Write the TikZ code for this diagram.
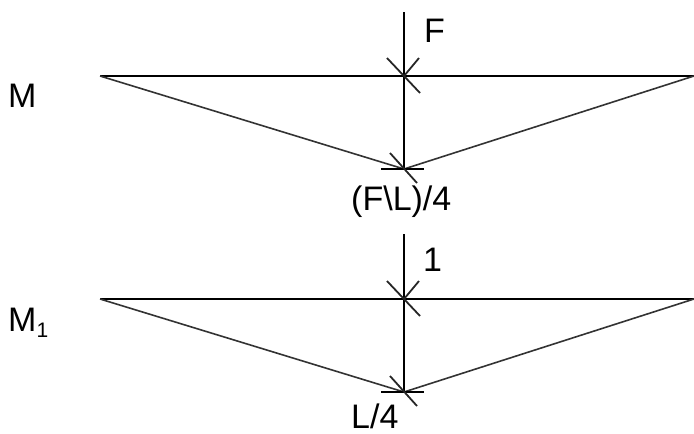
\documentclass[tikz,border=0pt]{standalone}
\usepackage{fontspec}
\setmainfont{Liberation Sans}
\tikzset{
  beam/.style={line width=2.8pt},
  diag/.style={line width=1.6pt,black!80},
  tick/.style={line width=2.4pt},
  slash/.style={line width=1.8pt,black!85},
  lbl/.style={inner sep=0pt,anchor=base west,font=\fontsize{34}{40}\selectfont}
}

\begin{document}
\begin{tikzpicture}[x=1pt,y=-1pt]
\useasboundingbox (0,0) rectangle (694,434);
% moment diagram for the load F
\coordinate (aL) at (100,76);
\coordinate (aR) at (694,76);
\coordinate (aC) at (404,76);
\coordinate (aT) at (404,12);
\coordinate (aB) at (404,169);
\draw[beam] (aL) -- (aR);
\draw[beam] (aT) -- (aB);
\draw[diag] (aL) -- (aB) -- (aR);
\draw[slash] (aC) ++(-17,-18) -- ++(33,35);
\draw[slash] (aC) ++(15,-18) -- (aC);
\draw[tick] (aB) ++(-23,0) -- ++(43,0);
\draw[slash] (aB) ++(-14,-16) -- ++(27,30);
\node[lbl] (M) at (8,107) {M};
\node[lbl] (F) at (424,42) {F};
\node[lbl] (Mmax) at (351,210) {(F\textbackslash L)/4};
% unit load
\coordinate (bL) at (100,299);
\coordinate (bR) at (694,299);
\coordinate (bC) at (404,299);
\coordinate (bT) at (404,234);
\coordinate (bB) at (404,392);
\draw[beam] (bL) -- (bR);
\draw[beam] (bT) -- (bB);
\draw[diag] (bL) -- (bB) -- (bR);
\draw[slash] (bC) ++(-17,-18) -- ++(33,35);
\draw[slash] (bC) ++(15,-18) -- (bC);
\draw[tick] (bB) ++(-23,0) -- ++(43,0);
\draw[slash] (bB) ++(-14,-16) -- ++(27,30);
\node[lbl] (M1) at (8,331) {M\raisebox{-6pt}{\fontsize{21}{24}\selectfont 1}};
\node[lbl] (one) at (423,271) {1};
\node[lbl] (Mone) at (351,428) {L/4};
\end{tikzpicture}
\end{document}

**What to do**
Work through the data and report how many of its lines hold the word "diagram", giving only the figure.

**Answer below**
2